Era Kepengurusan Nurdin Halid
Era kepengurusan Nurdin Halid di PSSI (2003-2011) banyak disebut pengamat sebagai masa kelam persepakbolaan Indonesia. Di dua tahun pertama peringkat Indonesia masih dapat bertahan di atas peringkat 100, namun setelah tahun 2006 Indonesia harus berkutat diposisi antara 120 – 140. Pada periode ini, Indonesia berhasil merebut piala kemerdekaan 2008 dan 2 kali runner-up piala Tiger/AFF Suzuki pada tahun 2004 dan 2010. Penurunan peringkat pada tahun 2006 tidak lepas dari kasus korupsi yang mendera sang ketum PSSI Nurdin Halid. kekisruhan di PSSI pun mulai terjadi, namun masih bisa diredam. Piala AFF 2010 sebagai awal mula kehadiran pemain naturalisasi, dimana skuad Garuda asuhan Alfred Riedl menampilkan performa yang meyakinkan dan cukup membuai pecinta bola Indonesia. Namun selepasnya, kekisruhan muncul kembali di PSSI, ditambah dengan kehadiran Liga Primer Indonesia (LPI) pada tahun awal tahun 2011. Kekisruhan semakin menjadi dengan banyaknya tuntutan menurunkan Nurdin Halid dari kursi ketum PSSI hingga akhirnya pada 1 April 2011, FIFA membentuk Komite Normalisasi (dengan ketua Agum Gumelar) yang mengambil alih kepemimpinan PSSI dari Nurdin Halid. Setelah kegagalan penyelengaraan kongres 20 Mei 2011, akhirnya dalam Kongres Luar Biasa di Solo tanggal 9 Juli 2011, Djohar Arifin terpilih sebagai Ketua Umum PSSI periode 2011-2015.
Era Kepengurusan Djohar Arifin
Jika dilihat dari peringkat FIFA, era Djohar Arifin merupakan era yang paling buruk dalam 20 tahun kebelakang. Peringkat Indonesia terus menurun bahkan mencapai terendah pada Oktober 2012 di peringkat ke 170. Ini merupakan dampak dari kekisruhan di persepakbolaan Indonesia yang tak kunjung padam, dimana adanya keterbatasan dalam pemilihan skuad timnas dan juga kehadiran KPSI. Pada awalnya timnas hanya diperkuat oleh pemain yang berlaga di LPI karena PSSI menyatakan ISL sebagai break away league. Kemudian PSSI mengijinkan pemain ISL memperkuat timnas namun pada akhirnya dihalangi oleh kebijakan KPSI yang melarang pemain ISL memperkuat timnas. Pada piala AFF 2012, Indonesia tidak berhasil lolos ke babak selanjutnya, namun dengan 1 menang, 1 seri dan 1 kalah, peringkat Indonesia meningkat hingga pada Desember 2012 berada di peringkat 156.

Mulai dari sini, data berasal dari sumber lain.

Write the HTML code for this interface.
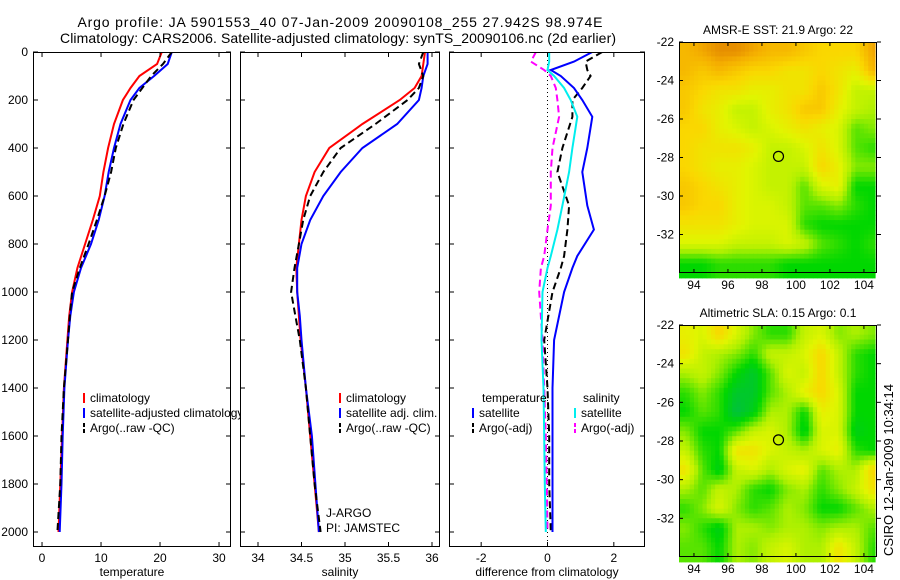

Bagaimana nasib Indonesia di Tahun 2013?
Jika diasumsikan Indonesia terlepas dari sanksi FIFA, di tahun 2013 Indonesia akan melakukan sejumlah pertandingan dalam rangka kualifikasi piala Asia 2015. Kekisruhan yang masih berlangsung tentunya akan menghambat timnas Indonesia untuk memperoleh hasil yang optimal, ditambah lagi lawan-lawan Indonesia di grup C terhitung lawan yang berat yaitu China (peringkat FIFA: 88; AFC: 6), Irak (92; 7) dan Arab Saudi (126;15). Pemain boleh terbatas, lawan boleh lebih kuat, tapi penulis berharap bahwa timnas tetap berusaha secara maksimal untuk memperoleh hasil se-optimal mungkin.